Scientific classification
- Kingdom: Animalia
- Phylum: Chordata
- Class: Actinopterygii
- Order: Anabantiformes
- Family: Osphronemidae
- Genus: Pseudosphromenus
- Species: P. dayi
- Binomial name: Pseudosphromenus dayi (Köhler, 1908)
- Synonyms: Macropodus dayi (Köhler, 1908); Parosphromenus dayi (Köhler, 1908); Polyacanthus dayi Köhler, 1908;

= Pseudosphromenus dayi =

- Authority: (Köhler, 1908)
- Conservation status: VU
- Synonyms: Macropodus dayi (Köhler, 1908), Parosphromenus dayi (Köhler, 1908), Polyacanthus dayi Köhler, 1908

Species of fish

Pseudosphromenus dayi or Indian spiketail betta is a species of freshwater ray finned fish from the subfamily Macropodusinae, part of the gourami family Osphronemidae. It occurs in Kerala on both the coastal regions and the Western Ghats. It is a species of still or slow flowing waters, especially lakes, ditches and swamps in both fresh and brackish waters. Pseudosphromenus dayi is a bubble nester, the male creates a nest made of bubbles under an overhang or a leaf.
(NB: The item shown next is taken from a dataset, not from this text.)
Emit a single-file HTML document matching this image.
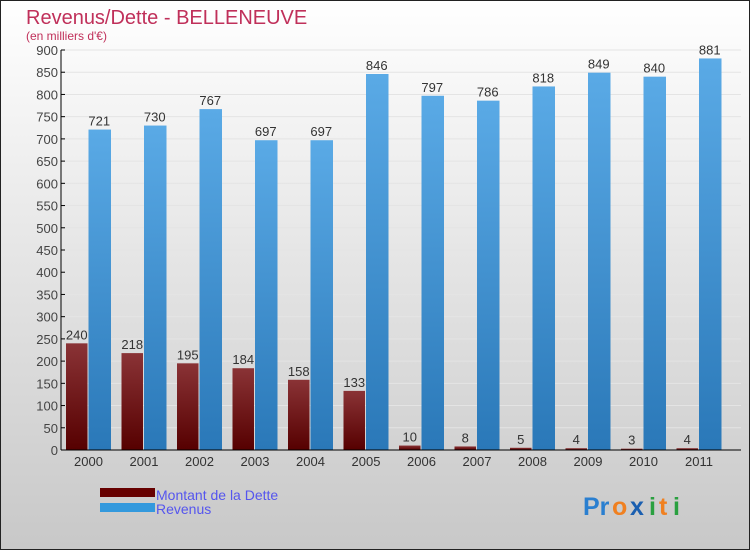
<!DOCTYPE html>
<html><head><meta charset="utf-8"><style>
body{margin:0;}
svg{display:block;font-family:"Liberation Sans",sans-serif;}
</style></head><body>
<svg id="c" width="750" height="550" xmlns="http://www.w3.org/2000/svg">
<defs>
<linearGradient id="bg" x1="0" y1="0" x2="0" y2="1"><stop offset="0" stop-color="#ffffff"/><stop offset="1" stop-color="#c8c8c8"/></linearGradient>
<linearGradient id="gd" x1="0" y1="0" x2="0" y2="1"><stop offset="0" stop-color="#8a3336"/><stop offset="1" stop-color="#560000"/></linearGradient>
<linearGradient id="gr" x1="0" y1="0" x2="0" y2="1"><stop offset="0" stop-color="#5aaae6"/><stop offset="1" stop-color="#2a78b8"/></linearGradient>
</defs>
<rect x="0.5" y="0.5" width="749" height="549" fill="url(#bg)" stroke="#222"/>
<text x="26" y="24" font-size="20" fill="#c0305a">Revenus/Dette - BELLENEUVE</text>
<text x="26" y="40" font-size="12" fill="#c0305a">(en milliers d'€)</text>
<g id="grid"></g><g id="bars"></g><g id="axes"></g>
<rect x="100" y="488" width="55" height="9" fill="#660000"/>
<text x="156" y="500" font-size="14" fill="#5555ee">Montant de la Dette</text>
<rect x="100" y="503" width="55" height="9" fill="#3399dd"/>
<text x="156" y="514" font-size="14" fill="#5555ee">Revenus</text>
<g font-size="25" font-weight="bold">
<text x="583" y="515" fill="#2a7fd0">Pr</text><text x="612" y="515" fill="#f08020">o</text><text x="630" y="515" fill="#1a5fb0">x</text><text x="649" y="515" fill="#2aa040">i</text><text x="659" y="515" fill="#f08020">t</text><text x="673" y="515" fill="#2aa040">i</text>
</g>
</svg>
<script>
const years=["2000","2001","2002","2003","2004","2005","2006","2007","2008","2009","2010","2011"];
const dette=[240,218,195,184,158,133,10,8,5,4,3,4];
const revenus=[721,730,767,697,697,846,797,786,818,849,840,881];
const ticks=[0,50,100,150,200,250,300,350,400,450,500,550,600,650,700,750,800,850,900];
const NS="http://www.w3.org/2000/svg";
const X0=61,Y0=450,XR=741,GW=55.5,BW=21.5;
const y=v=>Y0-v*400/900;
const gx=i=>X0+GW*i+27.5;
function mk(tag,attrs,parent,txt){const e=document.createElementNS(NS,tag);for(const k in attrs)e.setAttribute(k,attrs[k]);if(txt!=null)e.textContent=txt;document.getElementById(parent).appendChild(e);return e;}
ticks.forEach(t=>{
  const l=mk('line',{x1:X0,x2:XR,y1:y(t),y2:y(t),stroke:'#e4e4e4','stroke-width':1},'grid');
  
  
  const tk=mk('line',{x1:X0,x2:X0+4,y1:y(t),y2:y(t),stroke:'#000'},'axes');
  
  
  const tx=mk('text',{x:X0-3,y:y(t)+5,'font-size':13,fill:'#444','text-anchor':'end'},'axes',t);
  
  
});
years.forEach((yr,i)=>{
  const c=gx(i);
  const d=mk('rect',{x:c-BW-1,y:y(dette[i]),width:BW,height:Y0-y(dette[i]),fill:'url(#gd)'},'bars');
  
  
  const r=mk('rect',{x:c,y:y(revenus[i]),width:BW+1,height:Y0-y(revenus[i]),fill:'url(#gr)'},'bars');
  
  
  const dl=mk('text',{x:c-BW/2-1,y:y(dette[i])-4,'font-size':13,fill:'#333','text-anchor':'middle'},'bars',dette[i]);
  
  
  const rl=mk('text',{x:c+BW/2,y:y(revenus[i])-4,'font-size':13,fill:'#333','text-anchor':'middle'},'bars',revenus[i]);
  
  
  const xl=mk('text',{x:c,y:Y0+16,'font-size':13,fill:'#333','text-anchor':'middle'},'axes',yr);
  
  
});
const ya=mk('line',{x1:X0,x2:X0,y1:y(900),y2:Y0,stroke:'#000'},'axes');


const xa=mk('line',{x1:X0,x2:XR,y1:Y0,y2:Y0,stroke:'#000'},'axes');


</script>
</body></html>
The females lays eggs which drop to the substrate and are picked up by both fishes in the pair and placed in the bubble nest. The name Polyacanthus cupanus dayi was first published in 1908 by Köhler in 1908 but Catalog of Fishes refers to this as a nomen nudum and attributes the valid use of the name, with a formal description, to P. Engmann in 1909. The type locality is given as Malacca which is probably an error and should be Kerala. The specific name honors the British ichthyologist and author of the Fishes of India, Francis Day (1830–1889).